If you knew me, you would know ...

“They didn’t find my disability until I was a freshman in high school. The put me on a ton of meds for ADHD, but it wasn’t that. It’s cognitive. And then my life changed. How I learn has changed. I feel like I got more support to learn in the way I learn best — being shown and talked to during the process just to make sure I do it right.

“I’ve been in Project Search just for a few months, but I’ve been in transition for three years. JeffCo Transition Services is for young adults with a disability to job train, budget and teach them how to do cooking and cleaning.

“I want to be a CNA (certified nurse assistant) and maybe an RN (registered nurse). I want to take classes and find good classes that will help me how to do stuff. I maybe want to go to college in the future, I’m not sure. I want to get my own apartment in Arvada and get my driver’s license.”

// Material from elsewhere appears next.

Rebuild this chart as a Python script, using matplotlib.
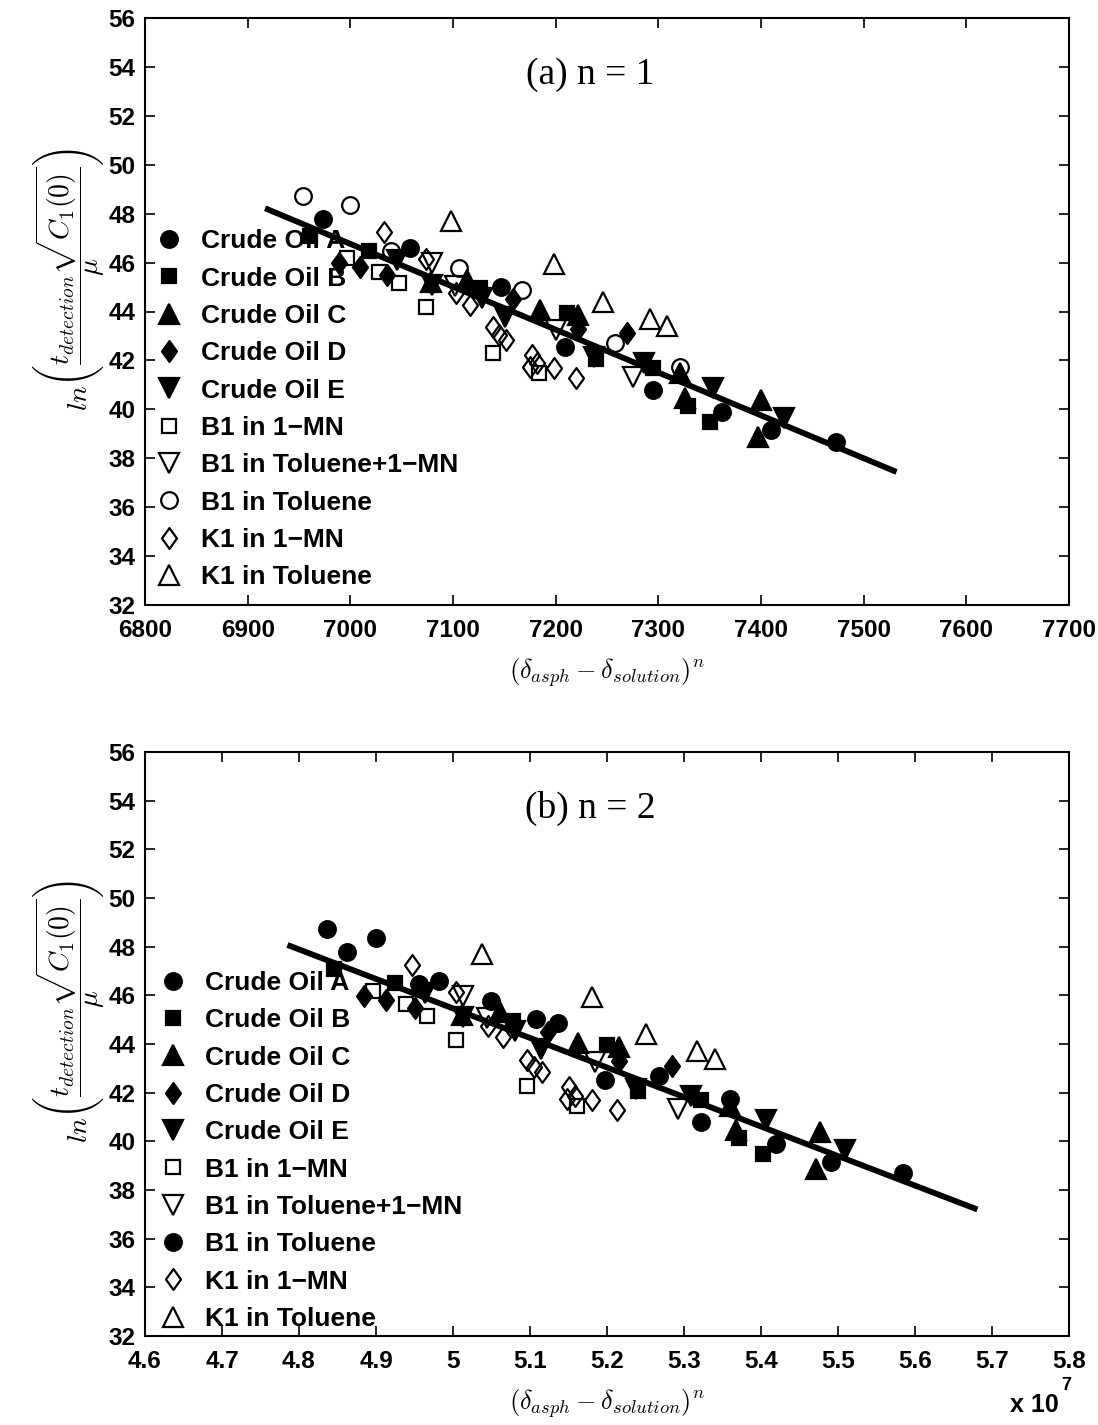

How I want to change the world

“I did a summer job at a retirement home and I just fell in love with it because I was helping the elderly and taking them to the bathroom and giving them baths and talking to them. I just like helping people ... That made me feel like I was helping patients and learning more about medicine and how to not just be a standby person. I liked that feeling of helping people and this job will give me a good point of view in the medical career.

“I want to help people and to demonstrate all of us can help out in the world, too. Just be patient with us. Don’t think we can’t do everything you guys do ... some of us can’t, but most of us can. All of us can’t be independent all of the time and all of us need support.”

Why my voice is important

“We are still figuring out life. The older generation needs to be more patient with us because we are still figuring it out. We do the same things they have been through ... It makes them aware about how people with a disability don’t get everything they say and it kind of puts them in our shoes. To teach them how to actually talk to us and not get mad easily. If they try to tell us what to do really fast, sometimes we can’t.”